Here in Australia we are experiencing unprecedented limitations on how we can move about and who we can see. Some of us are lucky to be in a long-term relationship and intimacy is only a look or a joke away. Others are having a much more challenging time: not being able to see who they want, when they want, how they want, and why they want. Has love become even harder?

This week, while eating a homemade omelette for lunch (packed with mushrooms and feta), I decided to take my mind off the current troubles by watching a short film in which French philosopher Alain Badiou spoke about love being ‘a risky adventure’. Towards the end of the film, Badiou said two things that resonated with me: ‘Love creates a perspective and an existence in the world from the point of view of two, not one’, which he described as a ‘revolutionary act’; and, evidently paraphrasing Spinoza, ‘All that is true and rare are difficult’, which is a statement that reached right into my belly.

All that is true and rare are difficult.

Yes, that is love: wonderful, beautiful, messy, contradictory, infuriating, exciting, banal; and, in this challenging and sometimes unbearably heavy year, necessary.

Love is the domain of philosophy; it is also the domain of novelists and poets.

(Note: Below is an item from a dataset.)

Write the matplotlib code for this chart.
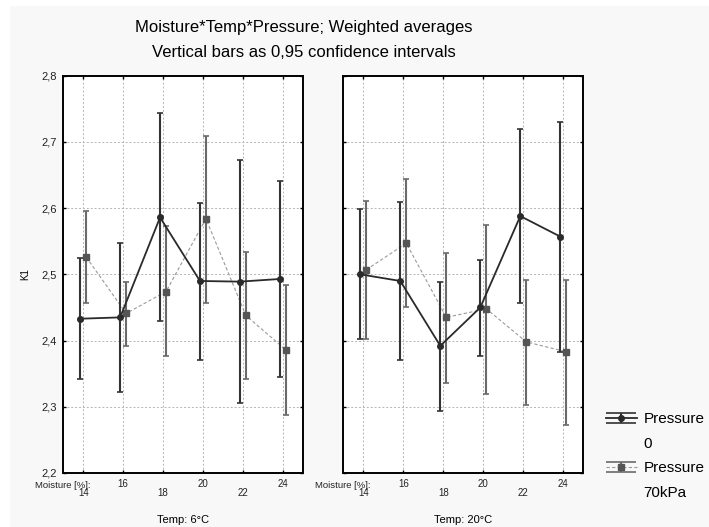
"""
Moisture*Temp*Pressure interaction plot: weighted averages with 0.95 CI bars
"""
import numpy as np
import matplotlib
matplotlib.use('Agg')
import matplotlib.pyplot as plt
from matplotlib.lines import Line2D
from matplotlib.patches import Rectangle
from matplotlib.legend_handler import HandlerErrorbar

plt.rcParams['font.family'] = ['Liberation Sans', 'DejaVu Sans']

moisture = [14, 16, 18, 20, 22, 24]
temps = ['6', '20']
pressures = ['0', '70kPa']

# temp 6 C
p0_t6_mean = [2.433, 2.435, 2.586, 2.490, 2.489, 2.493]
p0_t6_low = [2.342, 2.322, 2.430, 2.371, 2.305, 2.345]
p0_t6_high = [2.524, 2.548, 2.743, 2.607, 2.672, 2.641]
p70_t6_mean = [2.526, 2.441, 2.474, 2.584, 2.438, 2.386]
p70_t6_low = [2.456, 2.392, 2.376, 2.456, 2.342, 2.287]
p70_t6_high = [2.595, 2.488, 2.573, 2.709, 2.534, 2.484]

# temp 20 C
p0_t20_mean = [2.500, 2.490, 2.392, 2.450, 2.588, 2.557]
p0_t20_low = [2.402, 2.370, 2.294, 2.376, 2.457, 2.383]
p0_t20_high = [2.598, 2.609, 2.489, 2.521, 2.720, 2.730]
p70_t20_mean = [2.507, 2.547, 2.435, 2.448, 2.398, 2.383]
p70_t20_low = [2.402, 2.450, 2.336, 2.320, 2.303, 2.273]
p70_t20_high = [2.611, 2.644, 2.532, 2.574, 2.492, 2.492]

panels = [
    [(p0_t6_mean, p0_t6_low, p0_t6_high), (p70_t6_mean, p70_t6_low, p70_t6_high)],
    [(p0_t20_mean, p0_t20_low, p0_t20_high), (p70_t20_mean, p70_t20_low, p70_t20_high)],
]

fig = plt.figure(figsize=(7.09, 5.27), dpi=100)
fig.patch.set_facecolor('white')
fig.patches.append(Rectangle((10 / 709, 0), 1, 1 - 6 / 527, transform=fig.transFigure,
                             facecolor='#f8f8f8', edgecolor='none', zorder=-10))

ax_left = fig.add_axes([62.7 / 709, 54 / 527, 240 / 709, 397.3 / 527])
ax_right = fig.add_axes([342.7 / 709, 54 / 527, 240.6 / 709, 397.3 / 527])
axes = [ax_left, ax_right]

styles = [
    dict(color='#2a2a2a', ecolor='#333333', marker='o', markersize=4, linestyle='-', linewidth=1.3),
    dict(color='#9a9a9a', ecolor='#6a6a6a', marker='s', markersize=5, linestyle=(0, (3, 2)),
         linewidth=0.8, markerfacecolor='#555555', markeredgecolor='#555555'),
]
offsets = [-0.075, 0.075]

x = np.arange(len(moisture))
handles = []
for k, (ax, series) in enumerate(zip(axes, panels)):
    ax.set_facecolor('white')
    for j, (mean, low, high) in enumerate(series):
        mean = np.array(mean)
        yerr = [mean - np.array(low), np.array(high) - mean]
        eb = ax.errorbar(x + offsets[j], mean, yerr=yerr, capsize=2, elinewidth=1.5,
                         capthick=1.2, zorder=3 - j, **styles[j])
        if k == 0:
            handles.append(eb)

    ax.set_xlim(-0.515, 5.5)
    ax.set_ylim(2.2, 2.8)
    ax.set_yticks(np.arange(2.2, 2.81, 0.1))
    ax.set_yticklabels([f'{v:.1f}'.replace('.', ',') for v in np.arange(2.2, 2.81, 0.1)])
    ax.set_xticks(x)
    ax.set_xticklabels([('\n' if i % 2 == 0 else '') + str(m) for i, m in enumerate(moisture)])
    for lbl in ax.get_xticklabels():
        lbl.set_linespacing(0.95)
    ax.grid(True, linestyle=(0, (2, 2)), color='#b5b5b5', linewidth=0.7)
    ax.set_axisbelow(True)
    ax.tick_params(direction='in', length=2.5, width=1, top=True, right=True,
                   labelsize=7, colors='black', labelcolor='#222222', pad=4)
    ax.tick_params(axis='y', labelsize=8)
    for sp in ax.spines.values():
        sp.set_linewidth(1.4)
    ax.annotate('Moisture [%]:', xy=(0.17, 0), xycoords=('data', 'axes fraction'),
                xytext=(0, -9), textcoords='offset points', ha='right', va='center',
                fontsize=6.8, color='#222222')
    ax.set_xlabel(f'Temp: {temps[k]}°C', fontsize=8, labelpad=12)

ax_right.tick_params(axis='y', labelleft=False)
ax_left.set_ylabel('K1', fontsize=7, labelpad=8)

fig.text(304 / 709, 1 - 40 / 527,
         'Moisture*Temp*Pressure; Weighted averages\nVertical bars as 0,95 confidence intervals',
         ha='center', va='center', fontsize=12, linespacing=1.8)


class WideCaps(HandlerErrorbar):
    def create_artists(self, *args, **kwargs):
        arts = super().create_artists(*args, **kwargs)
        for a in arts:
            if isinstance(a, Line2D) and a.get_marker() == '_':
                a.set_markersize(22)
        return arts


blank = Line2D([], [], linestyle='none')
leg_handles = [handles[0], blank, handles[1], blank]
leg_labels = ['Pressure', pressures[0], 'Pressure', pressures[1]]
fig.legend(leg_handles, leg_labels, loc='upper left', bbox_to_anchor=(606 / 709, 1 - 412 / 527),
           frameon=False, borderpad=0, borderaxespad=0, fontsize=11, handlelength=2.0,
           handletextpad=0.45, labelspacing=0.7,
           handler_map={type(handles[0]): WideCaps(yerr_size=0.32)})

fig.savefig('out.png', dpi=100, facecolor=fig.get_facecolor())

There was a time, during my childhood and adolescence, when instructions on love came from a man in a black frock who was armed with a bible and a hymn book. Thankfully, these days my shelves are packed (ever more chaotically) with much better books.

Although I do not seek it out with any kind of fervour, gay literature is well-represented on my shelves, particularly gay novels. These works have provided me with experience, understanding, solace, antagonism, confusion, and, in the end, profound contentment. I never found profound contentment in nightclubs or tennis clubs or dinner parties, darling. I found profound contentment in novels, where the gay experience could shift and buckle and expand and explode; where it could be both ordinary and wondrous, and spectacularly alive.

The following are some novels that have indeed felt spectacularly alive.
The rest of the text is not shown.